===== Source excerpt
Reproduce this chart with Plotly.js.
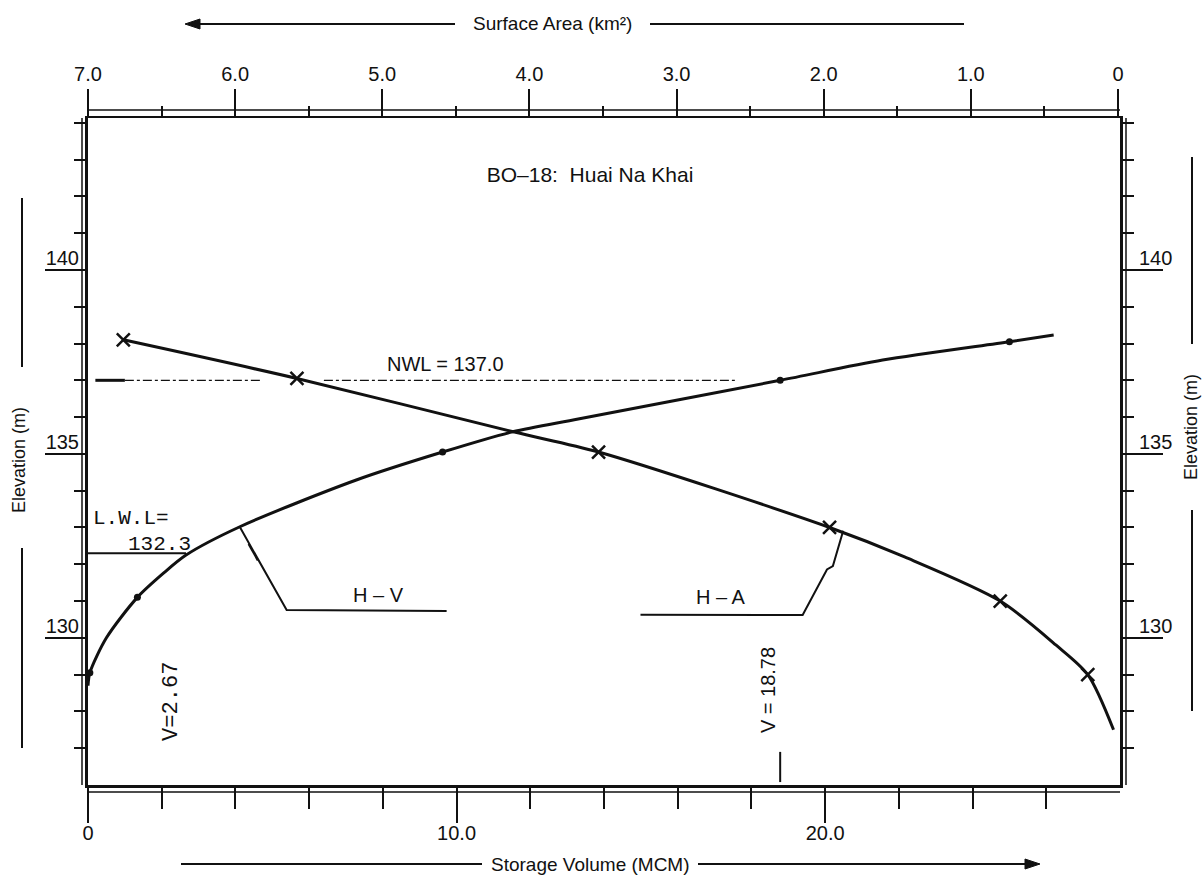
<!DOCTYPE html>
<html>
<head>
<meta charset="utf-8">
<script src="https://cdn.plot.ly/plotly-3.0.1.min.js"></script>
<style>html,body{margin:0;padding:0;background:#fff;}#chart{width:1202px;height:883px;}</style>
</head>
<body>
<div id="chart"></div>
<script>
// ---- data ----
// H-V curve (storage volume in MCM vs elevation in m)
const hvVolume    = [0, 0.05, 0.5, 1.34, 2.04, 2.66, 4.12, 7.28, 9.62, 11.52, 13.3, 18.78, 21.56, 25.0, 26.2];
const hvElevation = [128.7, 129.05, 130.0, 131.1, 131.75, 132.25, 133.02, 134.29, 135.05, 135.6, 135.95, 137.0, 137.55, 138.05, 138.23];
const hvDotVolume    = [0.05, 1.34, 9.62, 18.78, 25.0];
const hvDotElevation = [129.05, 131.1, 135.05, 137.0, 138.05];
// H-A curve (surface area in km2 vs elevation in m)
const haArea      = [6.76, 5.58, 4.11, 3.53, 1.96, 1.45, 0.80, 0.42, 0.205, 0.03];
const haElevation = [138.1, 137.05, 135.6, 135.05, 133.0, 132.2, 131.0, 129.8, 129.0, 127.5];
const haMarkArea      = [6.76, 5.58, 3.53, 1.96, 0.80, 0.205];
const haMarkElevation = [138.1, 137.05, 135.05, 133.0, 131.0, 129.0];
// reference levels
const nwl = 137.0, lwl = 132.3, vNwl = 18.78, vLwl = 2.67;
// axes ticks
const volTickVals = [0, 10, 20];
const volTickText = ['0', '10.0', '20.0'];
const volMinor = [2, 4, 6, 8, 12, 14, 16, 18, 22, 24, 26];
const areaTickVals = [7, 6, 5, 4, 3, 2, 1, 0];
const areaTickText = ['7.0', '6.0', '5.0', '4.0', '3.0', '2.0', '1.0', '0'];
const areaMinor = [6.5, 5.5, 4.5, 3.5, 2.5, 1.5, 0.5];
const elevTickVals = [130, 135, 140];
const elevTickText = ['130', '135', '140'];
const elevMinor = [127, 128, 129, 131, 132, 133, 134, 136, 137, 138, 139, 141, 142, 143, 144];

// ---- styles ----
const INK = '#111';
const SANS = 'Liberation Sans, Arial, sans-serif';
const MONO = 'Liberation Mono, Courier New, monospace';

const traces = [
  { x: hvVolume, y: hvElevation, xaxis: 'x', yaxis: 'y', mode: 'lines',
    line: { color: INK, width: 3, shape: 'spline', smoothing: 0.8 }, hoverinfo: 'skip', name: 'H - V' },
  { x: hvDotVolume, y: hvDotElevation, xaxis: 'x', yaxis: 'y', mode: 'markers',
    marker: { color: INK, size: 7, symbol: 'circle' }, name: 'H - V points' },
  { x: haArea, y: haElevation, xaxis: 'x2', yaxis: 'y', mode: 'lines',
    line: { color: INK, width: 3, shape: 'spline', smoothing: 0.8 }, hoverinfo: 'skip', name: 'H - A' },
  { x: haMarkArea, y: haMarkElevation, xaxis: 'x2', yaxis: 'y', mode: 'markers',
    marker: { symbol: 'x-thin-open', size: 13, color: INK, line: { color: INK, width: 2.5 } }, name: 'H - A points' },
  { x: hvDotVolume, y: hvDotElevation, xaxis: 'x', yaxis: 'y2', mode: 'markers',
    marker: { opacity: 0 }, hoverinfo: 'skip', showlegend: false }
];

const W = 1202, H = 883, L = 88, R = 82, T = 118, B = 98;
const pw = W - L - R, ph = H - T - B;
const px = v => (v - L) / pw;          // page pixel -> paper x
const py = v => (H - B - v) / ph;      // page pixel -> paper y

const tickFont = { family: SANS, size: 20, color: INK };
const capY = 24, botY = 864;

function arrowPath(xTip, yTip, dir) {
  const back = xTip - dir * 15;
  return 'M ' + px(xTip) + ',' + py(yTip) + ' L ' + px(back) + ',' + py(yTip - 5) +
         ' L ' + px(back) + ',' + py(yTip + 5) + ' Z';
}

const layout = {
  width: W, height: H,
  margin: { l: L, r: R, t: T, b: B, pad: 0 },
  paper_bgcolor: '#fff', plot_bgcolor: '#fff',
  showlegend: false,
  title: { text: 'BO\u201318:  Huai Na Khai', font: { family: SANS, size: 21, color: INK },
           xref: 'paper', yref: 'paper', x: px(590), y: py(175), xanchor: 'center', yanchor: 'middle' },
  xaxis: {
    range: [0, 28], showgrid: false, zeroline: false,
    showline: true, linecolor: INK, linewidth: 2.5,
    tickmode: 'array', tickvals: volTickVals, ticktext: volTickText,
    ticks: 'outside', ticklen: 35, tickwidth: 2, tickcolor: INK, tickfont: tickFont,
    ticklabelstandoff: -7,
    minor: { tickmode: 'array', tickvals: volMinor, ticks: 'outside', ticklen: 21, tickwidth: 2, tickcolor: INK }
  },
  xaxis2: {
    range: [7, -0.014], overlaying: 'x', side: 'top', anchor: 'y',
    showgrid: false, zeroline: false,
    showline: true, linecolor: INK, linewidth: 2.5,
    tickmode: 'array', tickvals: areaTickVals, ticktext: areaTickText,
    ticks: 'outside', ticklen: 27, tickwidth: 2, tickcolor: INK, tickfont: tickFont,
    ticklabelstandoff: 0,
    minor: { tickmode: 'array', tickvals: areaMinor, ticks: 'outside', ticklen: 10, tickwidth: 2, tickcolor: INK }
  },
  yaxis: {
    range: [126, 144.13], showgrid: false, zeroline: false,
    showline: true, linecolor: INK, linewidth: 3,
    tickmode: 'array', tickvals: elevTickVals, ticktext: elevTickText,
    ticks: 'outside', ticklen: 40, tickwidth: 2, tickcolor: INK, tickfont: tickFont,
    ticklabelstandoff: -38, ticklabelshift: -12,
    minor: { tickmode: 'array', tickvals: elevMinor, ticks: 'outside', ticklen: 11, tickwidth: 2, tickcolor: INK }
  },
  yaxis2: {
    range: [126, 144.13], overlaying: 'y', side: 'right', anchor: 'x',
    showgrid: false, zeroline: false,
    showline: true, linecolor: INK, linewidth: 3,
    tickmode: 'array', tickvals: elevTickVals, ticktext: elevTickText,
    ticks: 'outside', ticklen: 40, tickwidth: 2, tickcolor: INK, tickfont: tickFont,
    ticklabelstandoff: -28, ticklabelshift: -12,
    minor: { tickmode: 'array', tickvals: elevMinor, ticks: 'outside', ticklen: 11, tickwidth: 2, tickcolor: INK }
  },
  shapes: [
    // double frame lines (outer thin lines)
    { type: 'line', xref: 'paper', yref: 'paper', x0: 0, x1: 1, y0: py(110), y1: py(110), line: { color: INK, width: 1.5 } },
    { type: 'line', xref: 'paper', yref: 'paper', x0: 0, x1: 1, y0: py(792), y1: py(792), line: { color: INK, width: 1.5 } },
    { type: 'line', xref: 'paper', yref: 'paper', x0: px(82), x1: px(82), y0: 0, y1: 1, line: { color: INK, width: 1.5 } },
    { type: 'line', xref: 'paper', yref: 'paper', x0: px(1126), x1: px(1126), y0: 0, y1: 1, line: { color: INK, width: 1.5 } },
    // NWL line
    { type: 'line', xref: 'x', yref: 'y', x0: 0.2, x1: 1.0, y0: nwl, y1: nwl, line: { color: INK, width: 3 } },
    { type: 'line', xref: 'x', yref: 'y', x0: 1.0, x1: 4.7, y0: nwl, y1: nwl, line: { color: INK, width: 1.3, dash: 'dashdot' } },
    { type: 'line', xref: 'x', yref: 'y', x0: 6.4, x1: 17.55, y0: nwl, y1: nwl, line: { color: INK, width: 1.3, dash: 'dashdot' } },
    // LWL line
    { type: 'line', xref: 'x', yref: 'y', x0: 0, x1: 2.66, y0: lwl, y1: lwl, line: { color: INK, width: 2 } },
    // V = 18.78 marker below label
    { type: 'line', xref: 'x', yref: 'y', x0: vNwl, x1: vNwl, y0: 126.08, y1: 126.9, line: { color: INK, width: 2 } },
    // leaders
    { type: 'path', xref: 'x', yref: 'y', path: 'M 4.12,133.01 L 5.39,130.76 L 9.73,130.73', line: { color: INK, width: 2 } },
    { type: 'path', xref: 'x', yref: 'y', path: 'M 4.35,132.55 L 4.6,132.1', line: { color: INK, width: 1.5 } },
    { type: 'path', xref: 'x', yref: 'y', path: 'M 20.49,132.91 L 20.21,131.95 L 20.05,131.86 L 19.39,130.62 L 14.99,130.63', line: { color: INK, width: 2 } },
    // axis caption lines and arrowheads
    { type: 'line', xref: 'paper', yref: 'paper', x0: px(189), x1: px(455), y0: py(capY), y1: py(capY), line: { color: INK, width: 2 } },
    { type: 'line', xref: 'paper', yref: 'paper', x0: px(650), x1: px(964), y0: py(capY), y1: py(capY), line: { color: INK, width: 2 } },
    { type: 'path', xref: 'paper', yref: 'paper', path: arrowPath(185, capY, -1), fillcolor: INK, line: { color: INK, width: 1 } },
    { type: 'line', xref: 'paper', yref: 'paper', x0: px(181), x1: px(482), y0: py(botY), y1: py(botY), line: { color: INK, width: 2 } },
    { type: 'line', xref: 'paper', yref: 'paper', x0: px(698), x1: px(1030), y0: py(botY), y1: py(botY), line: { color: INK, width: 2 } },
    { type: 'path', xref: 'paper', yref: 'paper', path: arrowPath(1040, botY, 1), fillcolor: INK, line: { color: INK, width: 1 } },
    { type: 'line', xref: 'paper', yref: 'paper', x0: px(22), x1: px(22), y0: py(198), y1: py(367), line: { color: INK, width: 2 } },
    { type: 'line', xref: 'paper', yref: 'paper', x0: px(22), x1: px(22), y0: py(548), y1: py(748), line: { color: INK, width: 2 } },
    { type: 'line', xref: 'paper', yref: 'paper', x0: px(1192), x1: px(1192), y0: py(157), y1: py(344), line: { color: INK, width: 2 } },
    { type: 'line', xref: 'paper', yref: 'paper', x0: px(1192), x1: px(1192), y0: py(510), y1: py(711), line: { color: INK, width: 2 } }
  ],
  annotations: [
    { text: 'Surface Area (km\u00b2)', xref: 'paper', yref: 'paper', x: px(552), y: py(capY), showarrow: false,
      font: { family: SANS, size: 19, color: INK }, xanchor: 'center', yanchor: 'middle' },
    { text: 'Storage Volume (MCM)', xref: 'paper', yref: 'paper', x: px(590), y: py(botY), showarrow: false,
      font: { family: SANS, size: 19, color: INK }, xanchor: 'center', yanchor: 'middle' },
    { text: 'Elevation (m)', xref: 'paper', yref: 'paper', x: px(19), y: py(460), showarrow: false, textangle: -90,
      font: { family: SANS, size: 18, color: INK }, xanchor: 'center', yanchor: 'middle' },
    { text: 'Elevation (m)', xref: 'paper', yref: 'paper', x: px(1191), y: py(427), showarrow: false, textangle: -90,
      font: { family: SANS, size: 18, color: INK }, xanchor: 'center', yanchor: 'middle' },
    // in-plot labels
    { text: 'NWL = 137.0', xref: 'x', yref: 'y', x: 9.69, y: 137.44, showarrow: false,
      font: { family: SANS, size: 20, color: INK } },
    { text: 'L.W.L=', xref: 'x', yref: 'y', x: 1.17, y: 133.25, showarrow: false,
      font: { family: MONO, size: 21, color: INK } },
    { text: '132.3', xref: 'x', yref: 'y', x: 1.95, y: 132.55, showarrow: false,
      font: { family: MONO, size: 21, color: INK } },
    { text: 'H \u2013 V', xref: 'x', yref: 'y', x: 7.87, y: 131.16, showarrow: false,
      font: { family: SANS, size: 20, color: INK } },
    { text: 'H \u2013 A', xref: 'x', yref: 'y', x: 17.17, y: 131.11, showarrow: false,
      font: { family: SANS, size: 20, color: INK } },
    { text: 'V=2.67', xref: 'x', yref: 'y', x: 2.28, y: 128.26, showarrow: false, textangle: -90,
      font: { family: MONO, size: 22, color: INK } },
    { text: 'V = 18.78', xref: 'x', yref: 'y', x: 18.45, y: 128.58, showarrow: false, textangle: -90,
      font: { family: SANS, size: 20, color: INK } }
  ]
};

Plotly.newPlot('chart', traces, layout, { staticPlot: true, displayModeBar: false });
</script>
</body>
</html>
==========
### [What is needed]
Only the lines from the top of the data through the line with "const MONO = 'Liberation" should be quoted, exactly and with both ends kept; skip the pictures.

### [Exercise response]
Reproduce this chart with Plotly.js.
<!DOCTYPE html>
<html>
<head>
<meta charset="utf-8">
<script src="https://cdn.plot.ly/plotly-3.0.1.min.js"></script>
<style>html,body{margin:0;padding:0;background:#fff;}#chart{width:1202px;height:883px;}</style>
</head>
<body>
<div id="chart"></div>
<script>
// ---- data ----
// H-V curve (storage volume in MCM vs elevation in m)
const hvVolume    = [0, 0.05, 0.5, 1.34, 2.04, 2.66, 4.12, 7.28, 9.62, 11.52, 13.3, 18.78, 21.56, 25.0, 26.2];
const hvElevation = [128.7, 129.05, 130.0, 131.1, 131.75, 132.25, 133.02, 134.29, 135.05, 135.6, 135.95, 137.0, 137.55, 138.05, 138.23];
const hvDotVolume    = [0.05, 1.34, 9.62, 18.78, 25.0];
const hvDotElevation = [129.05, 131.1, 135.05, 137.0, 138.05];
// H-A curve (surface area in km2 vs elevation in m)
const haArea      = [6.76, 5.58, 4.11, 3.53, 1.96, 1.45, 0.80, 0.42, 0.205, 0.03];
const haElevation = [138.1, 137.05, 135.6, 135.05, 133.0, 132.2, 131.0, 129.8, 129.0, 127.5];
const haMarkArea      = [6.76, 5.58, 3.53, 1.96, 0.80, 0.205];
const haMarkElevation = [138.1, 137.05, 135.05, 133.0, 131.0, 129.0];
// reference levels
const nwl = 137.0, lwl = 132.3, vNwl = 18.78, vLwl = 2.67;
// axes ticks
const volTickVals = [0, 10, 20];
const volTickText = ['0', '10.0', '20.0'];
const volMinor = [2, 4, 6, 8, 12, 14, 16, 18, 22, 24, 26];
const areaTickVals = [7, 6, 5, 4, 3, 2, 1, 0];
const areaTickText = ['7.0', '6.0', '5.0', '4.0', '3.0', '2.0', '1.0', '0'];
const areaMinor = [6.5, 5.5, 4.5, 3.5, 2.5, 1.5, 0.5];
const elevTickVals = [130, 135, 140];
const elevTickText = ['130', '135', '140'];
const elevMinor = [127, 128, 129, 131, 132, 133, 134, 136, 137, 138, 139, 141, 142, 143, 144];

// ---- styles ----
const INK = '#111';
const SANS = 'Liberation Sans, Arial, sans-serif';
const MONO = 'Liberation Mono, Courier New, monospace';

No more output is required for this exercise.